You are spoilt for choice when it comes to window coverings for your home. The four main forms of window coverings are curtains, drapes, shades, and blinds. While you can employ all four window treatment solutions in various interior design themes and spaces, each has unique qualities. Knowing the similarities and distinctions between curtains, drapes, shades, and blinds can help you make the best decision for your needs.
Curtains are cloth panels that are frequently purchased and hung in pairs. Curtains come in various widths, lengths, materials, colors, and designs. They can provide texture and color as well as soften a place.
Curtains hang on a rod, which may be bare or ornamental. Some curtains include a fabric pocket at the top that slips over the rod and conceals it when they are closed. Others have fabric tabs or metal grommets sewn onto the top to slide over the rod. Additionally, some rings or hooks can be attached to the top of curtains to secure them to the rod.
When comparing curtains with drapes, there aren’t many differences. Drapes serve the same functions as curtains do: to provide seclusion, block light, and enhance visual appeal in a space. As window coverings, drape panels are frequently sold in pairs.
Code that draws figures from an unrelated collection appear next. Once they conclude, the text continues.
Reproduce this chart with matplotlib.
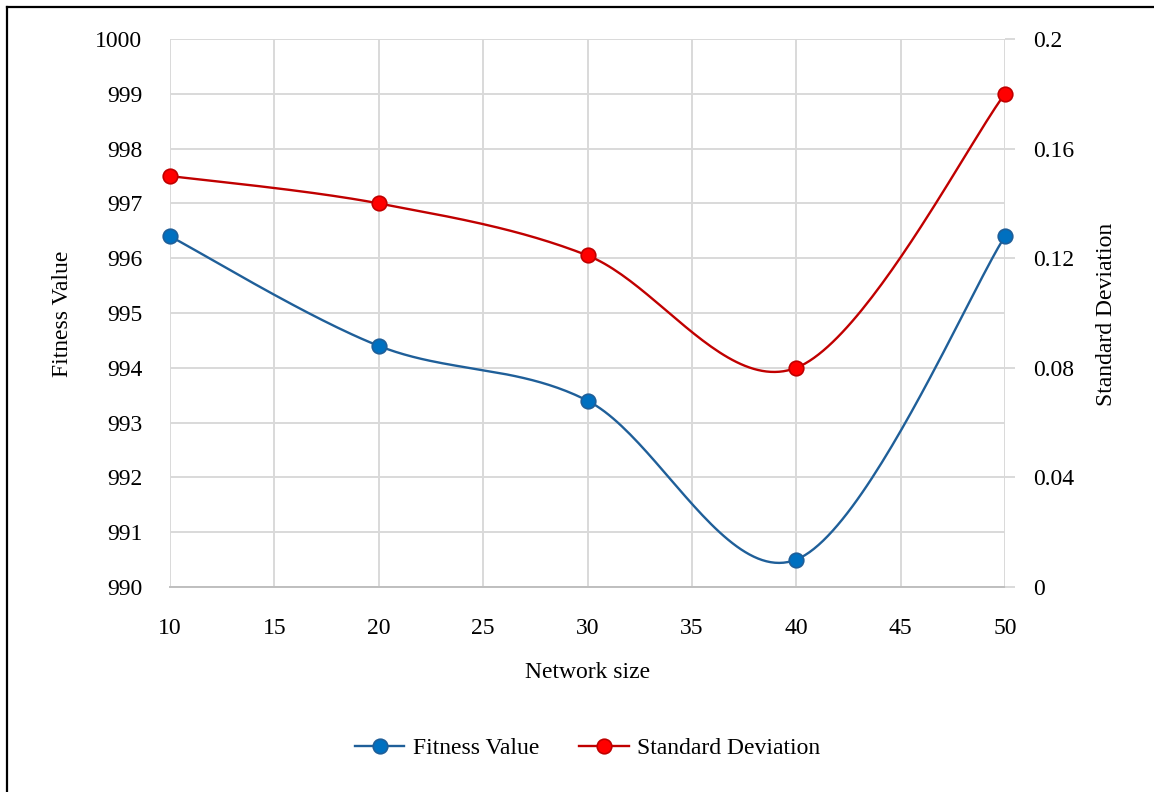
import numpy as np
import matplotlib
matplotlib.use("Agg")
import matplotlib.pyplot as plt
from matplotlib.lines import Line2D

# ---- data ----
network_size = [10, 20, 30, 40, 50]
fitness_value = [996.4, 994.4, 993.4, 990.5, 996.4]
std_dev = [0.15, 0.14, 0.121, 0.08, 0.18]
x_ticks = [10, 15, 20, 25, 30, 35, 40, 45, 50]
left_ticks = [990, 991, 992, 993, 994, 995, 996, 997, 998, 999, 1000]
right_ticks = [0, 0.04, 0.08, 0.12, 0.16, 0.2]
right_tick_labels = ["0", "0.04", "0.08", "0.12", "0.16", "0.2"]

plt.rcParams['font.family'] = ['Liberation Serif', 'DejaVu Serif']

W, H = 1154, 792
fig = plt.figure(figsize=(W / 100, H / 100), dpi=100)
L, R, T, B = 170, 1005, 39, 587
ax = fig.add_axes([L / W, 1 - B / H, (R - L) / W, (B - T) / H])
ax2 = ax.twinx()

grid_c = '#d9d9d9'
FS = 17


def smooth(xs, ys, sx, sy, n=50):
    """Excel-like smoothed line (Catmull-Rom Bezier) in pixel-scaled space."""
    P = np.column_stack([np.asarray(xs, float) * sx, np.asarray(ys, float) * sy])
    pts = [P[0]]
    for i in range(len(P) - 1):
        p0 = P[i - 1] if i > 0 else P[i]
        p1, p2 = P[i], P[i + 1]
        p3 = P[i + 2] if i + 2 < len(P) else P[i + 1]
        c1 = p1 + (p2 - p0) / 6
        c2 = p2 - (p3 - p1) / 6
        t = np.linspace(0, 1, n)[1:, None]
        seg = (1 - t) ** 3 * p1 + 3 * (1 - t) ** 2 * t * c1 + 3 * (1 - t) * t ** 2 * c2 + t ** 3 * p2
        pts.extend(seg)
    pts = np.array(pts)
    return pts[:, 0] / sx, pts[:, 1] / sy


ax.set_xlim(10, 50)
ax.set_ylim(990, 1000)
ax2.set_ylim(0, 0.2)

sx = (R - L) / 40
sy1 = (B - T) / 10
sy2 = (B - T) / 0.2

blue_line = '#1f5f99'
blue_face = '#0070c0'
red_line = '#c00000'
red_face = '#ff0000'

bx, by = smooth(network_size, fitness_value, sx, sy1)
ax.plot(bx, by, color=blue_line, lw=1.7, zorder=3, solid_capstyle='round')
ax.plot(network_size, fitness_value, ls='none', marker='o', ms=10.5,
        mfc=blue_face, mec=blue_line, mew=1.2, zorder=4, clip_on=False)

rx, ry = smooth(network_size, std_dev, sx, sy2)
ax2.plot(rx, ry, color=red_line, lw=1.7, zorder=3, solid_capstyle='round')
ax2.plot(network_size, std_dev, ls='none', marker='o', ms=10.5,
         mfc=red_face, mec=red_line, mew=1.2, zorder=4, clip_on=False)

# grid & axes
ax.set_xticks(x_ticks)
ax.set_xticklabels([str(v) for v in x_ticks])
ax.set_yticks(left_ticks)
ax.set_yticklabels([str(v) for v in left_ticks])
ax.grid(True, color=grid_c, lw=1.4)
ax.set_axisbelow(True)
for s in ['top', 'right', 'left']:
    ax.spines[s].set_visible(False)
ax.spines['bottom'].set_color('#bfbfbf')
ax.spines['bottom'].set_linewidth(1.4)
for s in ['top', 'left', 'bottom', 'right']:
    ax2.spines[s].set_visible(False)

ax.tick_params(axis='x', length=0, pad=22, labelsize=FS, colors='black')
ax.tick_params(axis='y', length=0, pad=20, labelsize=FS, colors='black')
ax2.set_yticks(right_ticks)
ax2.set_yticklabels(right_tick_labels)
ax2.tick_params(axis='y', length=7, width=1.4, color=grid_c, direction='out',
                pad=13, labelsize=FS, labelcolor='black')

# axis titles
fig.text((L + R) / 2 / W, 1 - 672 / H, 'Network size', ha='center', va='center', fontsize=FS)
fig.text(62 / W, 1 - 314 / H, 'Fitness Value', ha='center', va='center', rotation=90, fontsize=FS)
fig.text(1107 / W, 1 - 314 / H, 'Standard Deviation', ha='center', va='center', rotation=90, fontsize=FS)

# legend
handles = [
    Line2D([], [], color=blue_line, lw=1.7, marker='o', ms=10.5, mfc=blue_face, mec=blue_line, mew=1.2),
    Line2D([], [], color=red_line, lw=1.7, marker='o', ms=10.5, mfc=red_face, mec=red_line, mew=1.2),
]
fig.legend(handles, ['Fitness Value', 'Standard Deviation'], loc='center',
           bbox_to_anchor=((L + R) / 2 / W, 1 - 748 / H), ncol=2, frameon=False,
           fontsize=FS, handlelength=2.1, columnspacing=1.7, handletextpad=0.35)

# outer border (left and top)
fig.add_artist(Line2D([7 / W, 7 / W], [0, 1 - 7 / H], color='black', lw=1.6, transform=fig.transFigure))
fig.add_artist(Line2D([7 / W, 1], [1 - 7 / H, 1 - 7 / H], color='black', lw=1.6, transform=fig.transFigure))

fig.savefig('out.png', dpi=100)
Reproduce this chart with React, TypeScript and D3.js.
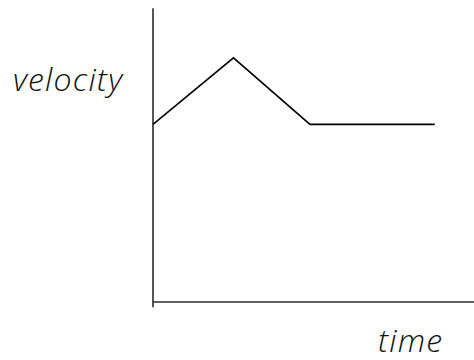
import React from 'react'
import * as d3 from 'd3'

// time / velocity readings of the sketch
const times = [0, 1, 1.95, 3.5]
const velocities = [2.4, 3.3, 2.4, 2.4]
const xLabel = 'time'
const yLabel = 'velocity'

const W = 474
const H = 360

export default function App() {
  const x = d3.scaleLinear().domain([0, 4]).range([153, 475])
  const y = d3.scaleLinear().domain([0, 4]).range([302, 6])

  const line = d3
    .line<number>()
    .x((d, i) => x(times[i]))
    .y(d => y(d))

  const ink = '#2b2b2b'
  const font = "'Open Sans', 'DejaVu Sans', sans-serif"

  return (
    <svg
      width={W}
      height={H}
      style={{ position: 'absolute', left: 0, top: 0, background: '#fff' }}
    >
      {/* y axis */}
      <line x1={x(0)} x2={x(0)} y1={y(3.97)} y2={y(-0.07)} stroke={ink} strokeWidth={1.6} />
      {/* x axis */}
      <line x1={x(0)} x2={W} y1={y(0)} y2={y(0)} stroke={ink} strokeWidth={1.6} />

      <path d={line(velocities) ?? ''} fill="none" stroke="#000" strokeWidth={1.6} strokeLinejoin="miter" />

      <text
        x={13}
        y={91}
        fontFamily={font}
        fontStyle="italic"
        fontWeight={300}
        fontSize={32}
        textLength={109}
        lengthAdjust="spacing"
        fill="#111"
      >
        {yLabel}
      </text>
      <text
        x={378}
        y={352}
        fontFamily={font}
        fontStyle="italic"
        fontWeight={300}
        fontSize={32}
        textLength={64}
        lengthAdjust="spacing"
        fill="#111"
      >
        {xLabel}
      </text>
    </svg>
  )
}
Additionally, like curtains, drapes are hung from a rod using rings, hooks, grommets, or fabric sleeves.
The main distinction between drapes and curtains is that drapes frequently have heavy fabric linings to block off exterior light completely. Additionally, the visible fabric of curtains is often thick and slightly stiff, and common materials include silk, velvet, and damask. Although most drapes are solid or textured rather than substantially patterned, patterns are still an option. Your drapes won’t go out of style because you can choose any color of cloth to suit your preferences.
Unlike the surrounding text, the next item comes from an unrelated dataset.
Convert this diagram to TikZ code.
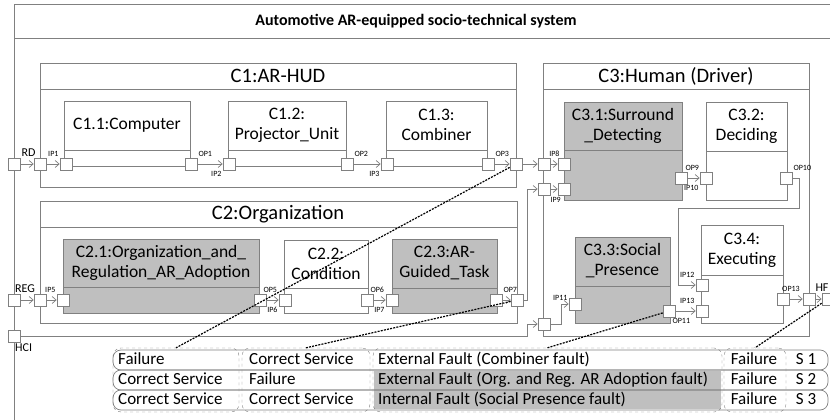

Shades are generally sold separately and come in various materials, such as fabric, vinyl, and bamboo. Unlike drapes or curtains, they dangle below the sill and are sized to fit within the window frame.
The shade must be raised using a cable, roller, or other lifting devices to let light in and view outside. Depending on the shade’s form, it either rolls or bunches around a rod as it lifts. The Roman shade, which pulls up into deep pleats, and the balloon shade, which poufs into fabric balloons, are popular types of window coverings.
Like shades, blinds are raised and lowered by a rope or other mechanism, but unlike shades, blinds are not one continuous piece of cloth. Instead, blinds are made up of louvers, often slats, which may be tilted open to let in light or closed for seclusion and darkness. And unlike shades, you may tilt open the blinds to view through them rather than entirely raising them.
Standard blind slat depths are 1/2 inch, 1 inch, or 2 inches; the latter is frequently referred to as Venetian blinds. The blinds’ length and width are designed to fit inside the window frame. Although horizontal slat blinds are the most popular, hanging vertical slat blinds are also available.